::: SOURCE MATERIAL
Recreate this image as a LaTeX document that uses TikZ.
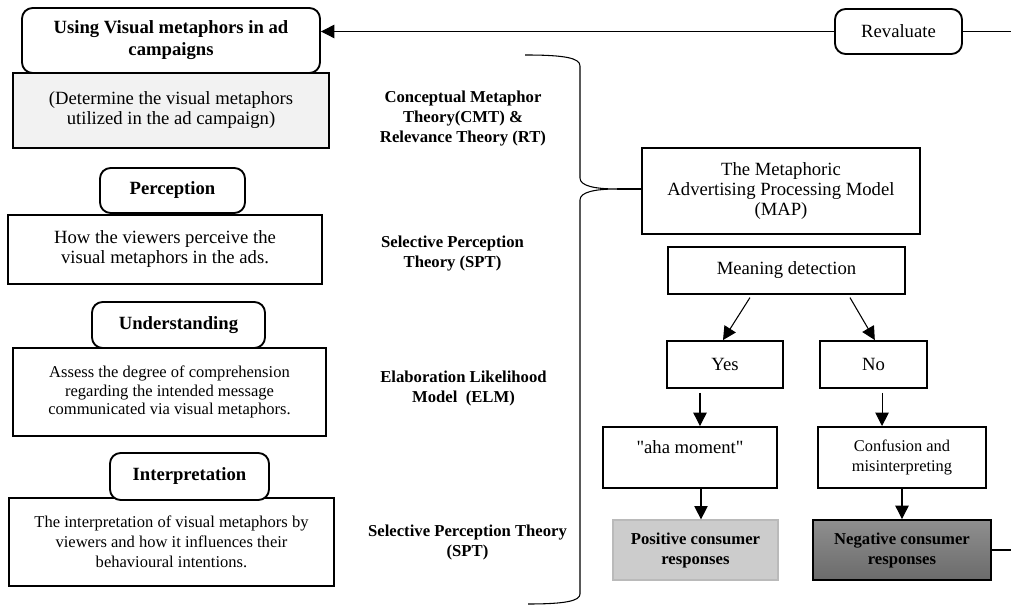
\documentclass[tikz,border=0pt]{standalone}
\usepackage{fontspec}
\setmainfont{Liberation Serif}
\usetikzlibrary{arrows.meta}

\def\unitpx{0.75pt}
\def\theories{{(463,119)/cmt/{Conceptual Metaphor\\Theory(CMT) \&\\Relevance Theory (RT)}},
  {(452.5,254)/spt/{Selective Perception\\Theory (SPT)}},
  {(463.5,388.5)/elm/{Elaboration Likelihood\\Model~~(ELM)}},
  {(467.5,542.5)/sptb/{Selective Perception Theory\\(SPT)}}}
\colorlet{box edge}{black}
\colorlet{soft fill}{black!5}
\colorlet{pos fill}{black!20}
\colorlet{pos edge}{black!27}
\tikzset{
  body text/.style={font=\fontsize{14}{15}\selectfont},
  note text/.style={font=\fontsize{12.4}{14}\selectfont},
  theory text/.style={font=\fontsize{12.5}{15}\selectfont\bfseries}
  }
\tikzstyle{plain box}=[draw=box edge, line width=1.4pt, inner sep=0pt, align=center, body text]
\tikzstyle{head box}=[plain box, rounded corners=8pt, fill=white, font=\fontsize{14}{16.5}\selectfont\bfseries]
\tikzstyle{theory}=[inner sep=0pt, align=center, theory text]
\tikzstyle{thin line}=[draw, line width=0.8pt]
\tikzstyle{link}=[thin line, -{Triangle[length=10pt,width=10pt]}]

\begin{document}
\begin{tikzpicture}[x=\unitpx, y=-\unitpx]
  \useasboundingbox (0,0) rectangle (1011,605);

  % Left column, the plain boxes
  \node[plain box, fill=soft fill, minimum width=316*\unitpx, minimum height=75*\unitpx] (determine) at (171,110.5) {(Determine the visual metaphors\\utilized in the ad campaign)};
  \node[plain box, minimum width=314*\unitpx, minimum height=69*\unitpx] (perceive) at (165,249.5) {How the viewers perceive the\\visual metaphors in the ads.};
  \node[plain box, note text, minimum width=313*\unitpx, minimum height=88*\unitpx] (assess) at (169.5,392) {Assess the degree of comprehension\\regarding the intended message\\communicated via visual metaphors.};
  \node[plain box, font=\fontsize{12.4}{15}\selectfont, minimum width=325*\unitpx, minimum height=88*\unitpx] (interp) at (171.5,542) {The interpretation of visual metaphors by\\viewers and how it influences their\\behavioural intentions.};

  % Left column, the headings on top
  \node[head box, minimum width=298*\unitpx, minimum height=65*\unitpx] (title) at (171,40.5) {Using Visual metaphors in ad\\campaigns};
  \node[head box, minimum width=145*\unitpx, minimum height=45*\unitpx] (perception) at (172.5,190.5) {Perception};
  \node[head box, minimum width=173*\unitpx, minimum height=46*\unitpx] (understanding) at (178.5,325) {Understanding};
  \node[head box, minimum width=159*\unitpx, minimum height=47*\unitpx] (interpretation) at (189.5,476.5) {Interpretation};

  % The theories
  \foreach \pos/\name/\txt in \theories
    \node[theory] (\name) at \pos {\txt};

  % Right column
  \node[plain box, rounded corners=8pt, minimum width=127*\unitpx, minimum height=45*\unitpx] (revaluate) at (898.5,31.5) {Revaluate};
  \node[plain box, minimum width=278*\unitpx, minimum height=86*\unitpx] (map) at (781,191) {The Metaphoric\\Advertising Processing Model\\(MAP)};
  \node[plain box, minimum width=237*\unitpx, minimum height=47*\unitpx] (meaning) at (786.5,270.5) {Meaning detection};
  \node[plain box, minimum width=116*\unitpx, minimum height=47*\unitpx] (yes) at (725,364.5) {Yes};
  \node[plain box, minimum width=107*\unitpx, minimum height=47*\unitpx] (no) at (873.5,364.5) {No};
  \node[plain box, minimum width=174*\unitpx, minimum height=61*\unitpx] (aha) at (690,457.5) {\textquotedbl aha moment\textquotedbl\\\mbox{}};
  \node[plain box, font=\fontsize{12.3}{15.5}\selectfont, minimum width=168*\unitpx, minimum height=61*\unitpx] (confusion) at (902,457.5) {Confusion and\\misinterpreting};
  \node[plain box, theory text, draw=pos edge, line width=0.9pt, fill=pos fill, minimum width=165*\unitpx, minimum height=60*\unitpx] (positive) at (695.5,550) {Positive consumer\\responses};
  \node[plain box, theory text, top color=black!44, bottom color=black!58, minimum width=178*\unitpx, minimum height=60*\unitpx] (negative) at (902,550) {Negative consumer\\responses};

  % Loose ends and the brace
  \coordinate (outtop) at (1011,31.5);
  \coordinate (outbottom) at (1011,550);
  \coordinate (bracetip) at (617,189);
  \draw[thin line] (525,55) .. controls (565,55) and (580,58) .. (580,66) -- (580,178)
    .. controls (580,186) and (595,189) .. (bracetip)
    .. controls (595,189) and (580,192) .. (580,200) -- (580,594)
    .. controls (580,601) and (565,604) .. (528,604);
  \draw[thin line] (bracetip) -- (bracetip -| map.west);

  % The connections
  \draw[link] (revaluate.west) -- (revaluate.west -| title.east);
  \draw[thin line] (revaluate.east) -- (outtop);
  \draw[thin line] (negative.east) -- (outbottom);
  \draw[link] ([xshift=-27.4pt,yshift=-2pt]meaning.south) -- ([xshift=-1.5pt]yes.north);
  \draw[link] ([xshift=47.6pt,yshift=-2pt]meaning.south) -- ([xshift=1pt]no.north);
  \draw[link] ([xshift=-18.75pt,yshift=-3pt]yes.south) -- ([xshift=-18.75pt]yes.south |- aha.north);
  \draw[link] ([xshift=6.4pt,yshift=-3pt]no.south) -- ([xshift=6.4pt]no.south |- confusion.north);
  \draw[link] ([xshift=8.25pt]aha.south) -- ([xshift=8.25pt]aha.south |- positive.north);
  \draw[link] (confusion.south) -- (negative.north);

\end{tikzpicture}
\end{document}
::::::
GOAL OF THE EXERCISE: Without any pictures, reproduce the lines from the first one in the material through the line that has "(0,0) rectangle (1011,605);", exactly as they appear.

WRITTEN ANSWER:
Recreate this image as a LaTeX document that uses TikZ.
\documentclass[tikz,border=0pt]{standalone}
\usepackage{fontspec}
\setmainfont{Liberation Serif}
\usetikzlibrary{arrows.meta}

\def\unitpx{0.75pt}
\def\theories{{(463,119)/cmt/{Conceptual Metaphor\\Theory(CMT) \&\\Relevance Theory (RT)}},
  {(452.5,254)/spt/{Selective Perception\\Theory (SPT)}},
  {(463.5,388.5)/elm/{Elaboration Likelihood\\Model~~(ELM)}},
  {(467.5,542.5)/sptb/{Selective Perception Theory\\(SPT)}}}
\colorlet{box edge}{black}
\colorlet{soft fill}{black!5}
\colorlet{pos fill}{black!20}
\colorlet{pos edge}{black!27}
\tikzset{
  body text/.style={font=\fontsize{14}{15}\selectfont},
  note text/.style={font=\fontsize{12.4}{14}\selectfont},
  theory text/.style={font=\fontsize{12.5}{15}\selectfont\bfseries}
  }
\tikzstyle{plain box}=[draw=box edge, line width=1.4pt, inner sep=0pt, align=center, body text]
\tikzstyle{head box}=[plain box, rounded corners=8pt, fill=white, font=\fontsize{14}{16.5}\selectfont\bfseries]
\tikzstyle{theory}=[inner sep=0pt, align=center, theory text]
\tikzstyle{thin line}=[draw, line width=0.8pt]
\tikzstyle{link}=[thin line, -{Triangle[length=10pt,width=10pt]}]

\begin{document}
\begin{tikzpicture}[x=\unitpx, y=-\unitpx]
  \useasboundingbox (0,0) rectangle (1011,605);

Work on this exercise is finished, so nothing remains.